Copy every record exactly, and keep the pictures out.

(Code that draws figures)

## Start

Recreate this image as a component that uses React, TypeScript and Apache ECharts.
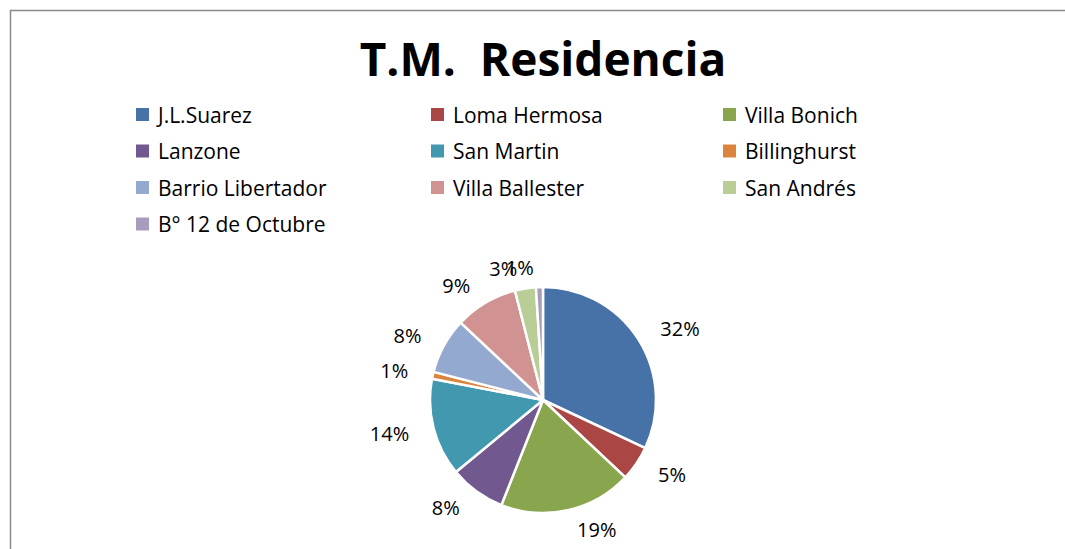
import React, { useEffect, useRef } from "react";
import * as echarts from "echarts";

const categories = [
  "J.L.Suarez",
  "Loma Hermosa",
  "Villa Bonich",
  "Lanzone",
  "San Martin",
  "Billinghurst",
  "Barrio Libertador",
  "Villa Ballester",
  "San Andrés",
  "B° 12 de Octubre",
];
const values = [32, 5, 19, 8, 14, 1, 8, 9, 3, 1];
const colors = [
  "#4672A8",
  "#AA4643",
  "#89A54E",
  "#71588F",
  "#4198AF",
  "#DB843D",
  "#93A9CF",
  "#D19392",
  "#B9CD96",
  "#A99BBD",
];
const legendCol1 = ["J.L.Suarez", "Lanzone", "Barrio Libertador", "B° 12 de Octubre"];
const legendCol2 = ["Loma Hermosa", "San Martin", "Villa Ballester"];
const legendCol3 = ["Villa Bonich", "Billinghurst", "San Andrés"];

const FONT = "'Open Sans', Lato, sans-serif";

export default function App() {
  const ref = useRef<HTMLDivElement>(null);
  useEffect(() => {
    if (!ref.current) return;
    const chart = echarts.init(ref.current, null, { renderer: "svg" });
    const legendBase = {
      orient: "vertical",
      top: 104,
      padding: 0,
      itemWidth: 15,
      itemHeight: 15,
      itemGap: 15.5,
      icon: "rect",
      selectedMode: false,
      textStyle: {
        fontFamily: FONT,
        fontSize: 21,
        lineHeight: 20,
        color: "#000",
        padding: [0, 0, 0, 3],
      },
    };
    chart.setOption({
      animation: false,
      backgroundColor: "#fff",
      color: colors,
      title: {
        text: "T.M.  Residencia",
        left: 538,
        textAlign: "center",
        top: 30,
        textStyle: {
          fontFamily: FONT,
          fontSize: 46,
          fontWeight: "bold",
          color: "#000",
        },
      },
      graphic: [
        {
          type: "rect",
          shape: { x: 10.5, y: 10.5, width: 1200, height: 700 },
          style: { fill: "none", stroke: "#8a8a8a", lineWidth: 1.5 },
          silent: true,
        },
      ],
      legend: [
        { ...legendBase, left: 134, data: legendCol1 },
        { ...legendBase, left: 429, data: legendCol2 },
        { ...legendBase, left: 721, data: legendCol3 },
      ],
      series: [
        {
          type: "pie",
          center: [543, 400],
          radius: 113,
          startAngle: 90,
          clockwise: true,
          avoidLabelOverlap: false,
          labelLayout: { hideOverlap: false },
          itemStyle: { borderColor: "#fff", borderWidth: 2.5 },
          label: {
            show: true,
            position: "outside",
            formatter: "{d}%",
            fontFamily: FONT,
            fontSize: 20,
            color: "#000",
          },
          labelLine: { show: false, length: 20, length2: 0 },
          emphasis: { disabled: true },
          data: categories.map((name, i) => ({ name, value: values[i] })),
        },
      ],
    });
    return () => chart.dispose();
  }, []);
  return (
    <div
      ref={ref}
      style={{ position: "fixed", left: 0, top: 0, width: 1065, height: 549 }}
    />
  );
}
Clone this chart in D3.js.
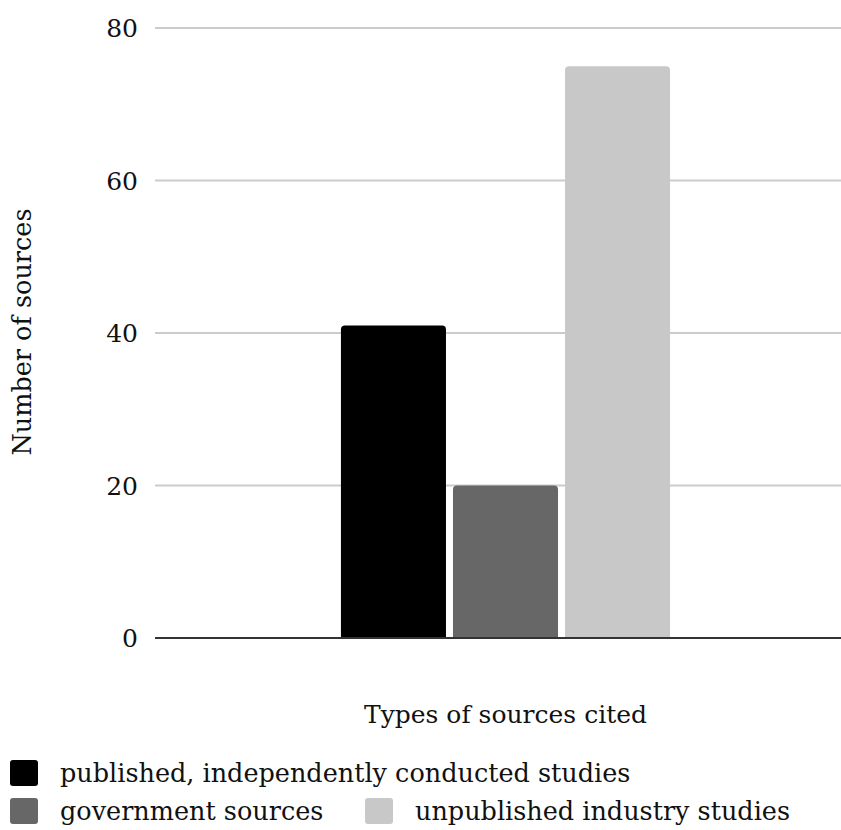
<!DOCTYPE html>
<html>
<head>
<meta charset="utf-8">
<script src="https://cdn.jsdelivr.net/npm/d3@7/dist/d3.min.js"></script>
<style>
  html, body { margin: 0; padding: 0; background: #fff; }
  svg { display: block; }
  text { font-family: "DejaVu Serif", "Liberation Serif", serif; fill: #111; }
</style>
</head>
<body>
<svg id="chart" width="841" height="830"></svg>
<script>
// Single category group, three source types
const categories = ["Types of sources cited"];
const seriesNames = [
  "published, independently conducted studies",
  "government sources",
  "unpublished industry studies"
];
const seriesValues = [41, 20, 75];
const seriesColors = ["#000000", "#676767", "#c8c8c8"];
const yTicks = [0, 20, 40, 60, 80];

const svg = d3.select("#chart");
const plot = { left: 155, right: 856, top: 28, bottom: 638 };

const y = d3.scaleLinear().domain([0, 80]).range([plot.bottom, plot.top]);
const x0 = d3.scaleBand().domain(categories).range([plot.left, plot.right]).padding(0.361);
const x1 = d3.scaleBand().domain(seriesNames).range([0, x0.bandwidth()]).paddingInner(0.0625);

// Gridlines
svg.append("g")
  .selectAll("line")
  .data(yTicks.filter(d => d !== 0))
  .join("line")
  .attr("x1", plot.left).attr("x2", plot.right)
  .attr("y1", d => y(d)).attr("y2", d => y(d))
  .attr("stroke", "#cccccc").attr("stroke-width", 2);

// Y tick labels
const yAxis = d3.axisLeft(y).tickValues(yTicks).tickSize(0).tickPadding(0);
const gy = svg.append("g").attr("transform", `translate(${plot.left - 17},0)`).call(yAxis);
gy.select(".domain").remove();
gy.selectAll("text")
  .attr("font-family", "'DejaVu Serif', serif")
  .attr("font-size", 25)
  .attr("fill", "#111")
  .attr("dy", "0.35em");

// Bars with rounded top corners
function barPath(x, yTop, w, yBottom, r) {
  const rr = Math.min(r, (yBottom - yTop) / 2, w / 2);
  return `M${x},${yBottom}V${yTop + rr}Q${x},${yTop} ${x + rr},${yTop}` +
         `H${x + w - rr}Q${x + w},${yTop} ${x + w},${yTop + rr}V${yBottom}Z`;
}

const group = svg.append("g")
  .selectAll("g")
  .data(categories)
  .join("g")
  .attr("transform", d => `translate(${x0(d)},0)`);

group.selectAll("path")
  .data(seriesNames.map((name, i) => ({ name, value: seriesValues[i], color: seriesColors[i] })))
  .join("path")
  .attr("d", d => barPath(x1(d.name), y(d.value), x1.bandwidth(), y(0), 4))
  .attr("fill", d => d.color);

// Baseline
svg.append("line")
  .attr("x1", plot.left).attr("x2", plot.right)
  .attr("y1", y(0)).attr("y2", y(0))
  .attr("stroke", "#333333").attr("stroke-width", 2);

// Axis titles
svg.append("text")
  .attr("x", x0(categories[0]) + x0.bandwidth() / 2)
  .attr("y", 723)
  .attr("text-anchor", "middle")
  .attr("font-size", 25)
  .text(categories[0]);

svg.append("text")
  .attr("transform", `translate(31,332) rotate(-90)`)
  .attr("text-anchor", "middle")
  .attr("font-size", 25.5)
  .text("Number of sources");

// Legend
const legendItems = [
  { name: seriesNames[0], color: seriesColors[0], x: 10, y: 773 },
  { name: seriesNames[1], color: seriesColors[1], x: 10, y: 811 },
  { name: seriesNames[2], color: seriesColors[2], x: 365, y: 811 }
];
const lg = svg.append("g").selectAll("g").data(legendItems).join("g")
  .attr("transform", d => `translate(${d.x},${d.y})`);
lg.append("rect")
  .attr("x", 0).attr("y", -13).attr("width", 28).attr("height", 26)
  .attr("rx", 3).attr("fill", d => d.color);
lg.append("text")
  .attr("x", 50).attr("y", 0).attr("dy", "0.35em")
  .attr("font-size", 25.5)
  .text(d => d.name);
</script>
</body>
</html>
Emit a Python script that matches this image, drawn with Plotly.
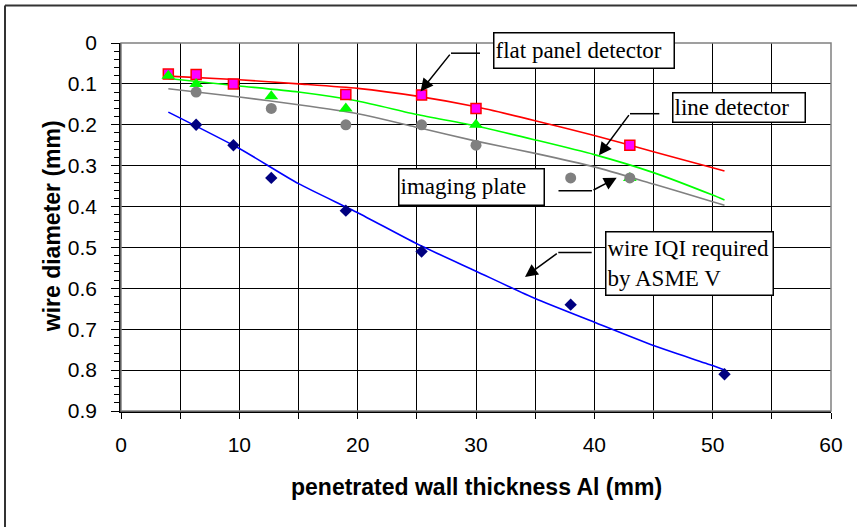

## End

▶ [TASK RESULT]:
Recreate this image as a component that uses React, TypeScript and Apache ECharts.
import React, { useEffect, useRef } from "react";
import * as echarts from "echarts";

const categories = [
  "J.L.Suarez",
  "Loma Hermosa",
  "Villa Bonich",
  "Lanzone",
  "San Martin",
  "Billinghurst",
  "Barrio Libertador",
  "Villa Ballester",
  "San Andrés",
  "B° 12 de Octubre",
];
const values = [32, 5, 19, 8, 14, 1, 8, 9, 3, 1];
const colors = [
  "#4672A8",
  "#AA4643",
  "#89A54E",
  "#71588F",
  "#4198AF",
  "#DB843D",
  "#93A9CF",
  "#D19392",
  "#B9CD96",
  "#A99BBD",
];
const legendCol1 = ["J.L.Suarez", "Lanzone", "Barrio Libertador", "B° 12 de Octubre"];
const legendCol2 = ["Loma Hermosa", "San Martin", "Villa Ballester"];
const legendCol3 = ["Villa Bonich", "Billinghurst", "San Andrés"];

const FONT = "'Open Sans', Lato, sans-serif";

export default function App() {
  const ref = useRef<HTMLDivElement>(null);
  useEffect(() => {
    if (!ref.current) return;
    const chart = echarts.init(ref.current, null, { renderer: "svg" });
    const legendBase = {
      orient: "vertical",
      top: 104,
      padding: 0,
      itemWidth: 15,
      itemHeight: 15,
      itemGap: 15.5,
      icon: "rect",
      selectedMode: false,
      textStyle: {
        fontFamily: FONT,
        fontSize: 21,
        lineHeight: 20,
        color: "#000",
        padding: [0, 0, 0, 3],
      },
    };
    chart.setOption({
      animation: false,
      backgroundColor: "#fff",
      color: colors,
      title: {
        text: "T.M.  Residencia",
        left: 538,
        textAlign: "center",
        top: 30,
        textStyle: {
          fontFamily: FONT,
          fontSize: 46,
          fontWeight: "bold",
          color: "#000",
        },
      },
      graphic: [
        {
          type: "rect",
          shape: { x: 10.5, y: 10.5, width: 1200, height: 700 },
          style: { fill: "none", stroke: "#8a8a8a", lineWidth: 1.5 },
          silent: true,
        },
      ],
      legend: [
        { ...legendBase, left: 134, data: legendCol1 },
        { ...legendBase, left: 429, data: legendCol2 },
        { ...legendBase, left: 721, data: legendCol3 },
      ],
      series: [
        {
          type: "pie",
          center: [543, 400],
          radius: 113,
          startAngle: 90,
          clockwise: true,
          avoidLabelOverlap: false,
          labelLayout: { hideOverlap: false },
          itemStyle: { borderColor: "#fff", borderWidth: 2.5 },
          label: {
            show: true,
            position: "outside",
            formatter: "{d}%",
            fontFamily: FONT,
            fontSize: 20,
            color: "#000",
          },
          labelLine: { show: false, length: 20, length2: 0 },
          emphasis: { disabled: true },
          data: categories.map((name, i) => ({ name, value: values[i] })),
        },
      ],
    });
    return () => chart.dispose();
  }, []);
  return (
    <div
      ref={ref}
      style={{ position: "fixed", left: 0, top: 0, width: 1065, height: 549 }}
    />
  );
}
Clone this chart in D3.js.
<!DOCTYPE html>
<html>
<head>
<meta charset="utf-8">
<script src="https://cdn.jsdelivr.net/npm/d3@7/dist/d3.min.js"></script>
<style>
  html, body { margin: 0; padding: 0; background: #fff; }
  svg { display: block; }
  text { font-family: "DejaVu Serif", "Liberation Serif", serif; fill: #111; }
</style>
</head>
<body>
<svg id="chart" width="841" height="830"></svg>
<script>
// Single category group, three source types
const categories = ["Types of sources cited"];
const seriesNames = [
  "published, independently conducted studies",
  "government sources",
  "unpublished industry studies"
];
const seriesValues = [41, 20, 75];
const seriesColors = ["#000000", "#676767", "#c8c8c8"];
const yTicks = [0, 20, 40, 60, 80];

const svg = d3.select("#chart");
const plot = { left: 155, right: 856, top: 28, bottom: 638 };

const y = d3.scaleLinear().domain([0, 80]).range([plot.bottom, plot.top]);
const x0 = d3.scaleBand().domain(categories).range([plot.left, plot.right]).padding(0.361);
const x1 = d3.scaleBand().domain(seriesNames).range([0, x0.bandwidth()]).paddingInner(0.0625);

// Gridlines
svg.append("g")
  .selectAll("line")
  .data(yTicks.filter(d => d !== 0))
  .join("line")
  .attr("x1", plot.left).attr("x2", plot.right)
  .attr("y1", d => y(d)).attr("y2", d => y(d))
  .attr("stroke", "#cccccc").attr("stroke-width", 2);

// Y tick labels
const yAxis = d3.axisLeft(y).tickValues(yTicks).tickSize(0).tickPadding(0);
const gy = svg.append("g").attr("transform", `translate(${plot.left - 17},0)`).call(yAxis);
gy.select(".domain").remove();
gy.selectAll("text")
  .attr("font-family", "'DejaVu Serif', serif")
  .attr("font-size", 25)
  .attr("fill", "#111")
  .attr("dy", "0.35em");

// Bars with rounded top corners
function barPath(x, yTop, w, yBottom, r) {
  const rr = Math.min(r, (yBottom - yTop) / 2, w / 2);
  return `M${x},${yBottom}V${yTop + rr}Q${x},${yTop} ${x + rr},${yTop}` +
         `H${x + w - rr}Q${x + w},${yTop} ${x + w},${yTop + rr}V${yBottom}Z`;
}

const group = svg.append("g")
  .selectAll("g")
  .data(categories)
  .join("g")
  .attr("transform", d => `translate(${x0(d)},0)`);

group.selectAll("path")
  .data(seriesNames.map((name, i) => ({ name, value: seriesValues[i], color: seriesColors[i] })))
  .join("path")
  .attr("d", d => barPath(x1(d.name), y(d.value), x1.bandwidth(), y(0), 4))
  .attr("fill", d => d.color);

// Baseline
svg.append("line")
  .attr("x1", plot.left).attr("x2", plot.right)
  .attr("y1", y(0)).attr("y2", y(0))
  .attr("stroke", "#333333").attr("stroke-width", 2);

// Axis titles
svg.append("text")
  .attr("x", x0(categories[0]) + x0.bandwidth() / 2)
  .attr("y", 723)
  .attr("text-anchor", "middle")
  .attr("font-size", 25)
  .text(categories[0]);

svg.append("text")
  .attr("transform", `translate(31,332) rotate(-90)`)
  .attr("text-anchor", "middle")
  .attr("font-size", 25.5)
  .text("Number of sources");

// Legend
const legendItems = [
  { name: seriesNames[0], color: seriesColors[0], x: 10, y: 773 },
  { name: seriesNames[1], color: seriesColors[1], x: 10, y: 811 },
  { name: seriesNames[2], color: seriesColors[2], x: 365, y: 811 }
];
const lg = svg.append("g").selectAll("g").data(legendItems).join("g")
  .attr("transform", d => `translate(${d.x},${d.y})`);
lg.append("rect")
  .attr("x", 0).attr("y", -13).attr("width", 28).attr("height", 26)
  .attr("rx", 3).attr("fill", d => d.color);
lg.append("text")
  .attr("x", 50).attr("y", 0).attr("dy", "0.35em")
  .attr("font-size", 25.5)
  .text(d => d.name);
</script>
</body>
</html>
Emit a Python script that matches this image, drawn with Plotly.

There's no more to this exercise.